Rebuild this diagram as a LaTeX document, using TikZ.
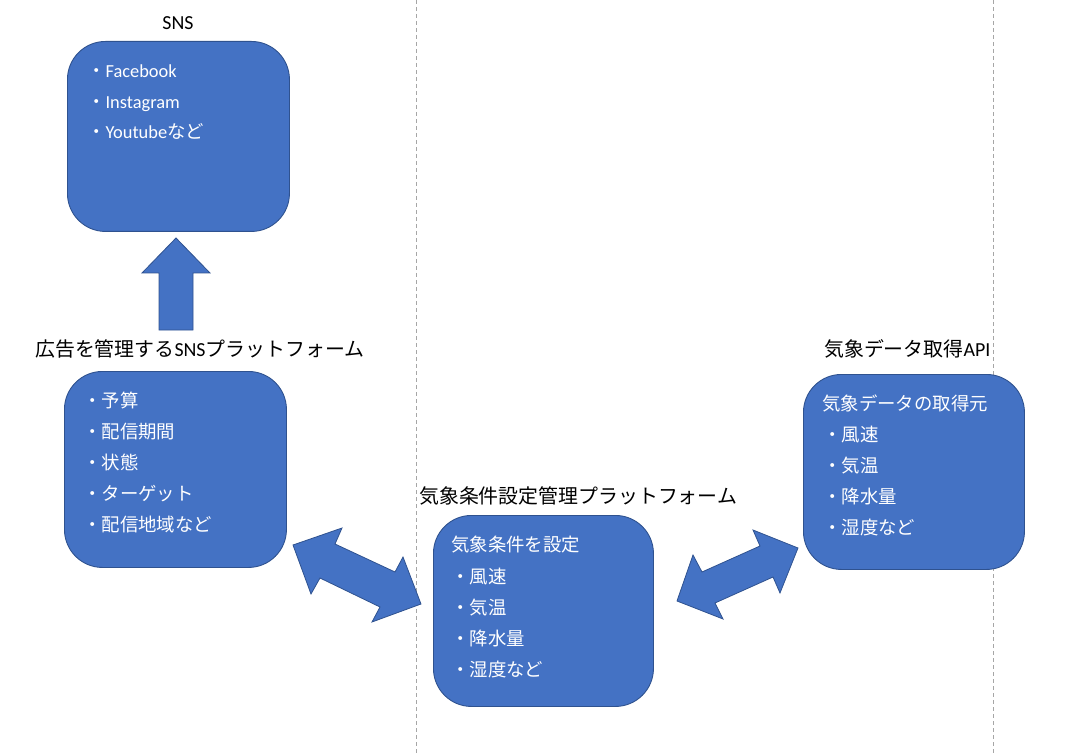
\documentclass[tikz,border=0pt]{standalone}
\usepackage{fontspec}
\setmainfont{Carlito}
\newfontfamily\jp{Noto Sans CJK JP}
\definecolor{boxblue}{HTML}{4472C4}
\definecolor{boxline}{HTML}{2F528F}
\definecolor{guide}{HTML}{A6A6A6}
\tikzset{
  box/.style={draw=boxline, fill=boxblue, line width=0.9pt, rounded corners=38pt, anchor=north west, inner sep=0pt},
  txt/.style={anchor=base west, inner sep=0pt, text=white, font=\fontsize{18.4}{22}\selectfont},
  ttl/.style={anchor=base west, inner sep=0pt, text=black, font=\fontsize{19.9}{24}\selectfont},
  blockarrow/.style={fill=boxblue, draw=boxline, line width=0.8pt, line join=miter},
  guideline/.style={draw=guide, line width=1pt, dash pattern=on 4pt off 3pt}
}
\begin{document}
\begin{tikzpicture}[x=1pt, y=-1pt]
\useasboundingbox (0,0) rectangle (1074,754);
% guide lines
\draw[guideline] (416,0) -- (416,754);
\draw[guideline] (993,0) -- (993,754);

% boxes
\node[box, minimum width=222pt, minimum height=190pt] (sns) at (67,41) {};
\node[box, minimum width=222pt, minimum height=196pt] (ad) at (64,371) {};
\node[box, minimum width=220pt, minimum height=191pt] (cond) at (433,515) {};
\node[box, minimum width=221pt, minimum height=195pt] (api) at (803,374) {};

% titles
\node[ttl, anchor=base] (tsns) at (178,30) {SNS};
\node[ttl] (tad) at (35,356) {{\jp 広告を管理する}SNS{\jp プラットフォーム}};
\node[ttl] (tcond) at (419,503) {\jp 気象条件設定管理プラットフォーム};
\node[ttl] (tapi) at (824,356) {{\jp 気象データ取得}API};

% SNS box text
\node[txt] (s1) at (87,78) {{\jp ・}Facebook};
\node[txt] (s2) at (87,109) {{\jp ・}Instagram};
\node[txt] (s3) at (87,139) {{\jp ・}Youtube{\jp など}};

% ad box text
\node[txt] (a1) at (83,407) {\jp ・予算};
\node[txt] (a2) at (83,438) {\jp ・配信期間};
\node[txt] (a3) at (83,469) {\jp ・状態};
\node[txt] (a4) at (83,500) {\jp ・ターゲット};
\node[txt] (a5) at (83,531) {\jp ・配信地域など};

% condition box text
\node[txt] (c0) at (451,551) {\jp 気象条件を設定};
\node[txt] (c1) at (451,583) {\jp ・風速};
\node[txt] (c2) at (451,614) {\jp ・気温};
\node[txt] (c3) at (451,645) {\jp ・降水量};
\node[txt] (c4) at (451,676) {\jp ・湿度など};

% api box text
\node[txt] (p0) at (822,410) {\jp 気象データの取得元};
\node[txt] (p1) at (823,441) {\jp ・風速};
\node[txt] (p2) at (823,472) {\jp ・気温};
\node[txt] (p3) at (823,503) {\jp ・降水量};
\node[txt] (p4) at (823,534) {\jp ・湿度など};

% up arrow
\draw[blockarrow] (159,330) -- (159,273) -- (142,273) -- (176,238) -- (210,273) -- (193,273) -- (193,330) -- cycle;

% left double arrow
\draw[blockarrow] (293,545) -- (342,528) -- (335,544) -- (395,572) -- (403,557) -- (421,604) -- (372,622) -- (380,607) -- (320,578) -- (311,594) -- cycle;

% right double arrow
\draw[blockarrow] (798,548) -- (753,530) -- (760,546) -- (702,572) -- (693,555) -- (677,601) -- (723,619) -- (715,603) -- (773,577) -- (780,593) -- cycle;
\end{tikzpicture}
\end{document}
========
STATED EXERCISE: Your task is to reproduce exactly the lines from the start of the data above through the line containing "minimum width=221pt, minimum", leaving every picture out.

THE COMPLETED TASK:
Rebuild this diagram as a LaTeX document, using TikZ.
\documentclass[tikz,border=0pt]{standalone}
\usepackage{fontspec}
\setmainfont{Carlito}
\newfontfamily\jp{Noto Sans CJK JP}
\definecolor{boxblue}{HTML}{4472C4}
\definecolor{boxline}{HTML}{2F528F}
\definecolor{guide}{HTML}{A6A6A6}
\tikzset{
  box/.style={draw=boxline, fill=boxblue, line width=0.9pt, rounded corners=38pt, anchor=north west, inner sep=0pt},
  txt/.style={anchor=base west, inner sep=0pt, text=white, font=\fontsize{18.4}{22}\selectfont},
  ttl/.style={anchor=base west, inner sep=0pt, text=black, font=\fontsize{19.9}{24}\selectfont},
  blockarrow/.style={fill=boxblue, draw=boxline, line width=0.8pt, line join=miter},
  guideline/.style={draw=guide, line width=1pt, dash pattern=on 4pt off 3pt}
}
\begin{document}
\begin{tikzpicture}[x=1pt, y=-1pt]
\useasboundingbox (0,0) rectangle (1074,754);
% guide lines
\draw[guideline] (416,0) -- (416,754);
\draw[guideline] (993,0) -- (993,754);

% boxes
\node[box, minimum width=222pt, minimum height=190pt] (sns) at (67,41) {};
\node[box, minimum width=222pt, minimum height=196pt] (ad) at (64,371) {};
\node[box, minimum width=220pt, minimum height=191pt] (cond) at (433,515) {};
\node[box, minimum width=221pt, minimum height=195pt] (api) at (803,374) {};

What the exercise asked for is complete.